In December of 2015, Trump made international headlines while on the campaign trail when he called for a “complete and total shutdown” of Muslims entering the United States. He later attempted to backpedal by explaining that it would be a ban from areas with a history of terrorism, and then altered his statement again by claiming that this was going to be “extreme vetting.”
But no matter Trump's spin, the damage was done. Muslims—who have been othered for decades—were openly demonized on the national stage by a Presidential candidate. Unfortunately, it worked. Not only did Trump get away with his outrageously offensive and vile statements (which he's now following through), but his message resonated with many of his supporters.
Trump may be the face of his latest measure to dehumanize Muslims, but he's part of a larger concerted societal effort.
Trump may be the face of his latest measure to dehumanize Muslims, but he's part of a larger concerted societal effort. Whether it's in media, pop culture, or the words of elected officials, Muslims have been stereotyped, castigated, and vilified for years. They're often depicted as perpetrators of violence, even though Muslims are actually the ones who suffer the greatest from acts of terrorism. Their voices are rarely brought into national conversations to the point where cable news networks can have entire segments about Muslims without ever inviting one to the table. When most Americans don’t know a Muslim personally (or don’t realize that they know one), it’s not surprising that many believe the false narratives that have been shaped about us and without us. This ignorance is what Trump seized upon.

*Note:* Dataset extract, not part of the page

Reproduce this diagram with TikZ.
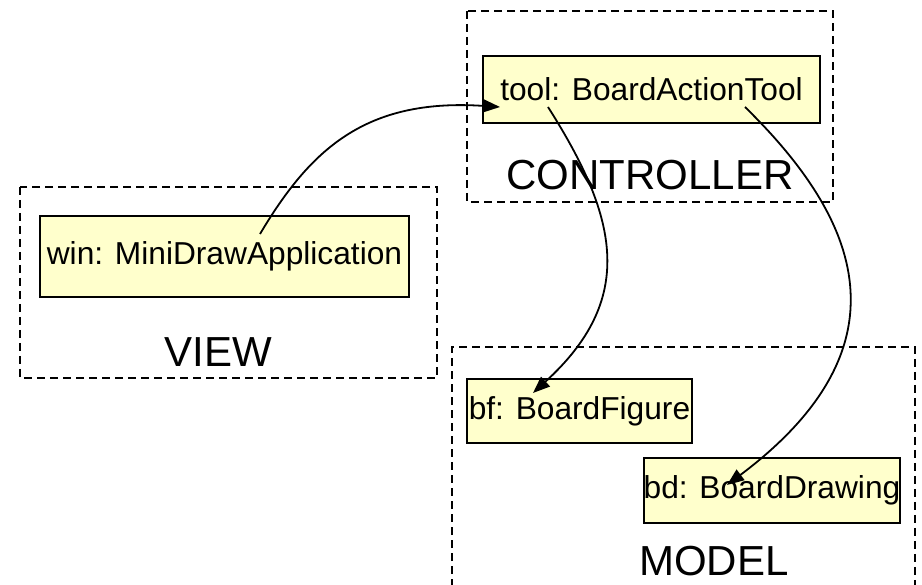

Hours after Trump signed this EO, a mosque in Texas was set on fire, and earlier in the week, a man was charged with hate crimes after reportedly threatening and assaulting a Muslim airline employee who was wearing a headscarf. He allegedly said "Trump is here now. He will get rid of all of you," during the attack. These are just the latest in a slew of attacks against Muslims (and those perceived to be Muslim) and their houses of worship. In November, the FBI released a report indicating that hate crimes against Muslims shot up 67 percent in 2015—the highest levels since September 11th. There have also been several studies highlighting the correlation between the Presidential campaign cycle and the rise of Islamophobia and hate crimes.
These drastic measures and ill-conceived actions can be rooted in fear of the unknown. Is terrorism a real problem? Absolutely. But it’s important to remember that Americans are seven times more likely to be killed by a right-wing extremist than by an extremist who claims to be Muslim.
Capitalizing on people’s fears (based on misinformed stereotypes), Trump promised a false sense of security both during his campaign and now with this Muslim ban. Thankfully, many—even some who voted for Trump—are seeing through this façade. That’s why tens of thousands of Americans from all stripes rallied to the side of refugees, immigrants, and Muslims this weekend. Whether they were Christian, Jewish, Hindu, or atheist, the people marched and aligned themselves with some of the world's most vulnerable populations, who arrived at America's doorstop seeking refuge.
The Muslim community in the U.S. and throughout much of Europe is on edge; hate crimes are on the rise and the climate is tense, but there is also tremendous hope in the sheer number of people who mobilized almost instantaneously to fight against this Muslim ban. As Trump and his team continue to test how many dangerous policies they can implement, it is up to us—the American people—to stand on the right side of history. If this weekend’s protests were any indication, Trump’s Muslim ban promise could well be turned into delusions of grandeur.